Slight contraction in strawberry sales but blueberry and raspberry volume keeps on growing

The Spanish province of Huelva produced 270,120 tonnes of strawberries in 2021/22, a decrease of 4 per cent on the previous season.

Strawberries from Huelva


The figures, published today by Freshuelva, reflect a difficult season for the industry. While the average sales price increased by 2.8 per cent compared with 2020/21, this was not enough to offset the steep rise in production costs, meaning many producers saw the profitability of their crop reduced.

The strawberry campaign that began with low volumes of fruit due to the cold in December and January, although Freshuelva said fruit quality had been very high throughout the season.

“Added to this is the fact that this season we had to allocate a good part of the production to the processing industry due to the heat of the last weeks of the campaign, reducing fresh sales,” the association said.

“The higher-than-average temperatures at the end of April and May favoured the entry into the market of strawberries from other European countries that compete with Spanish fruit at the end of the campaign.”

In addition to higher costs and climatic adversity, the Huelvan sector had to deal with the disruption caused by the nationwide transport strike that occurred in March, right at a peak of the season.

With regard to raspberries, total production reached 49,990 tonnes, an increase of 7.5 per cent on 2020/21. The average sales price of raspberries increased by 1.5 per cent.

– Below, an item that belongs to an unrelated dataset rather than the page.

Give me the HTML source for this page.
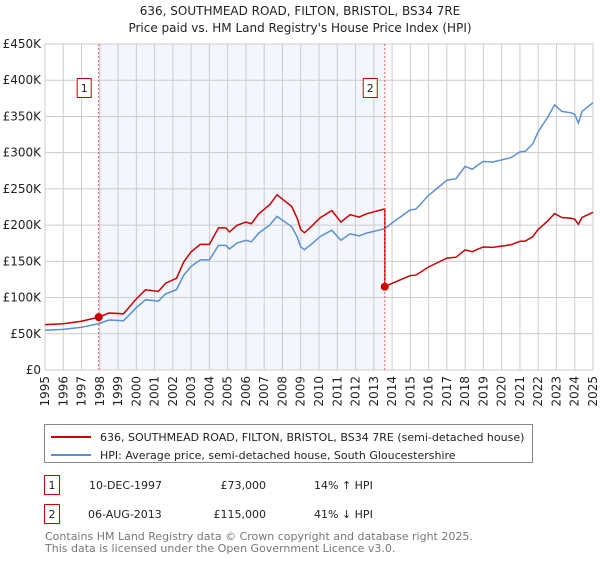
<!DOCTYPE html>
<html><head><meta charset="utf-8"><style>
body{margin:0;background:#fff;font-family:"DejaVu Sans","Liberation Sans",sans-serif;}
svg text{font-family:"DejaVu Sans","Liberation Sans",sans-serif;}
</style></head><body>
<svg id="c" width="600" height="560" xmlns="http://www.w3.org/2000/svg">
<text x="300" y="15" text-anchor="middle" font-size="12" fill="#222">636, SOUTHMEAD ROAD, FILTON, BRISTOL, BS34 7RE</text>
<text x="300" y="32" text-anchor="middle" font-size="12" fill="#222">Price paid vs. HM Land Registry's House Price Index (HPI)</text>
<g id="plot"></g>
<g>
<rect x="44.5" y="424.5" width="488" height="38" fill="#fff" stroke="#888"/>
<line x1="51" y1="437" x2="91" y2="437" stroke="#cc0000" stroke-width="2"/>
<text x="100" y="441" font-size="11" fill="#222">636, SOUTHMEAD ROAD, FILTON, BRISTOL, BS34 7RE (semi-detached house)</text>
<line x1="51" y1="455" x2="91" y2="455" stroke="#5a8fd6" stroke-width="2"/>
<text x="100" y="459" font-size="11" fill="#222">HPI: Average price, semi-detached house, South Gloucestershire</text>
</g>
<g font-size="11" fill="#222">
<rect x="44.5" y="475.5" width="15" height="19" fill="#fff" stroke="#cc0000"/>
<text x="52" y="489" text-anchor="middle">1</text>
<text x="89" y="489">10-DEC-1997</text><text x="266" y="489" text-anchor="end">£73,000</text><text x="314" y="489">14% ↑ HPI</text>
<rect x="44.5" y="504.5" width="15" height="19" fill="#fff" stroke="#cc0000"/>
<text x="52" y="518" text-anchor="middle">2</text>
<text x="88" y="518">06-AUG-2013</text><text x="266" y="518" text-anchor="end">£115,000</text><text x="314" y="518">41% ↓ HPI</text>
</g>
<text x="45" y="540" font-size="11" fill="#777">Contains HM Land Registry data © Crown copyright and database right 2025.</text>
<text x="45" y="552" font-size="11" fill="#777">This data is licensed under the Open Government Licence v3.0.</text>
</svg>
<script>
const yTicks=[0,50000,100000,150000,200000,250000,300000,350000,400000,450000];
const yTickLabels=["£0","£50K","£100K","£150K","£200K","£250K","£300K","£350K","£400K","£450K"];
const years=[1995,1996,1997,1998,1999,2000,2001,2002,2003,2004,2005,2006,2007,2008,2009,2010,2011,2012,2013,2014,2015,2016,2017,2018,2019,2020,2021,2022,2023,2024,2025];
const hpiDates=[1995,1996,1997,1997.94,1998.5,1999.3,2000,2000.5,2001.2,2001.6,2002.2,2002.6,2003,2003.5,2004,2004.5,2004.9,2005.1,2005.5,2006,2006.3,2006.7,2007.3,2007.7,2008.1,2008.5,2008.8,2009.0,2009.2,2009.6,2010.05,2010.7,2011.2,2011.7,2012.2,2012.6,2013.6,2014,2015,2015.3,2016,2017,2017.5,2018,2018.4,2018.7,2019,2019.5,2020,2020.5,2021,2021.3,2021.7,2022,2022.5,2022.9,2023.3,2023.8,2024,2024.2,2024.4,2025];
const hpiValues=[55000,56000,59000,64000,69000,68000,86000,97000,95000,105000,111000,131000,143000,152000,152000,172000,172000,167000,175000,179000,177000,189000,200000,212000,205000,198000,184000,170000,166000,174000,184000,193000,179000,188000,185000,189000,195000,203000,221000,222000,241000,262000,264000,281000,277000,283000,288000,287000,290000,293000,301000,302000,312000,329000,348000,366000,357000,355000,353000,341000,357000,369000];
const saleDates=[1997.94,2013.6];
const salePrices=[73000,115000];
const saleLabels=["1","2"];

const NS="http://www.w3.org/2000/svg";
const L=45,R=593,T=44,B=370;
const x=d=>L+(d-1995)/30*(R-L);
const y=v=>B-v/450000*(B-T);
const g=document.getElementById('plot');
function mk(t,a){const e=document.createElementNS(NS,t);for(const k in a)e.setAttribute(k,a[k]);g.appendChild(e);return e;}
let sh=mk('rect',{x:x(saleDates[0]),y:T,width:x(saleDates[1])-x(saleDates[0]),height:B-T,fill:'#f3f6fd'});


yTicks.forEach((v,i)=>{
 let l=mk('line',{x1:L,x2:R,y1:y(v),y2:y(v),stroke:'#ccc'});
 
 
 let t=mk('text',{x:L-4,y:y(v)+4,'text-anchor':'end','font-size':12,fill:'#222'});
 t.textContent=yTickLabels[i];
 
 
});
years.forEach(yr=>{
 let l=mk('line',{x1:x(yr),x2:x(yr),y1:T,y2:B,stroke:'#ccc'});
 
 
 let t=mk('text',{transform:`translate(${x(yr)+4},${B+6}) rotate(-90)`,'text-anchor':'end','font-size':12,fill:'#222'});
 t.textContent=yr;
 
 
});
let fr=mk('rect',{x:L,y:T,width:R-L,height:B-T,fill:'none',stroke:'#ccc'});


let hp=hpiDates.map((d,i)=>x(d).toFixed(1)+','+y(hpiValues[i]).toFixed(1)).join(' ');
let hl=mk('polyline',{points:hp,fill:'none',stroke:'#5a8fd6','stroke-width':1.5});


function hpiAt(d){for(let i=1;i<hpiDates.length;i++){if(d<=hpiDates[i]){const f=(d-hpiDates[i-1])/(hpiDates[i]-hpiDates[i-1]);return hpiValues[i-1]+f*(hpiValues[i]-hpiValues[i-1]);}}return hpiValues[hpiValues.length-1];}
const f0=salePrices[0]/hpiAt(saleDates[0]),f1=salePrices[1]/hpiAt(saleDates[1]);
let pts=[];
hpiDates.forEach((d,i)=>{
 if(d<saleDates[1])pts.push([d,hpiValues[i]*f0]);
 else{ if(pts.length&&pts[pts.length-1][0]<saleDates[1]){pts.push([saleDates[1],hpiAt(saleDates[1])*f0]);pts.push([saleDates[1],salePrices[1]]);} pts.push([d,hpiValues[i]*f1]); }
});
let pl=mk('polyline',{points:pts.map(p=>x(p[0]).toFixed(1)+','+y(p[1]).toFixed(1)).join(' '),fill:'none',stroke:'#cc0000','stroke-width':1.5});


saleDates.forEach((d,i)=>{
 let v=mk('line',{x1:x(d),x2:x(d),y1:T,y2:B,stroke:'#e06060','stroke-dasharray':'2,2'});
 
 
 let c=mk('circle',{cx:x(d),cy:y(salePrices[i]),r:4,fill:'#cc0000'});
 
 
 let b=mk('rect',{x:x(d)-21.5,y:78.5,width:14,height:19,fill:'#fff',stroke:'#cc0000'});
 
 
 let t=mk('text',{x:x(d)-14.5,y:92,'text-anchor':'middle','font-size':11,fill:'#222'});
 t.textContent=saleLabels[i];
 
 
});
</script>
</body></html>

Freshuelva said raspberries had remained very stable in demand and price during practically the entire campaign, with good quality across virtually all varieties.

The biggest increase in production was seen in blueberries, which, grew 20.2 per cent to 59,100 tonnes compared with the previous year.

This was mainly due to more plantations reaching their productive peak. However, blueberries experienced a sharp drop in the average sale price, which was down 18 per cent on 2020/21.

“Although the start of the campaign was marked by a delay in ripening in the first months of the year, later the high temperatures in May caused fruit to ripen rapidly, leading to different varieties coinciding along with fruit from other origins,” Freshuelva explained.

“This led to oversupply and consequently a drastic drop in prices over several weeks. So it has been a very difficult season for blueberry growers.”

Blackberry production remained stable at 2,000 tonnes, although again, average prices were down, in this case by 6 per cent.

Germany and the UK continue to be the main destination countries for berries from Huelva. In the case of strawberries, the UK overtook France to become the second biggest market despite Brexit. In raspberries and blueberries, the Netherlands was the third biggest market for the sector.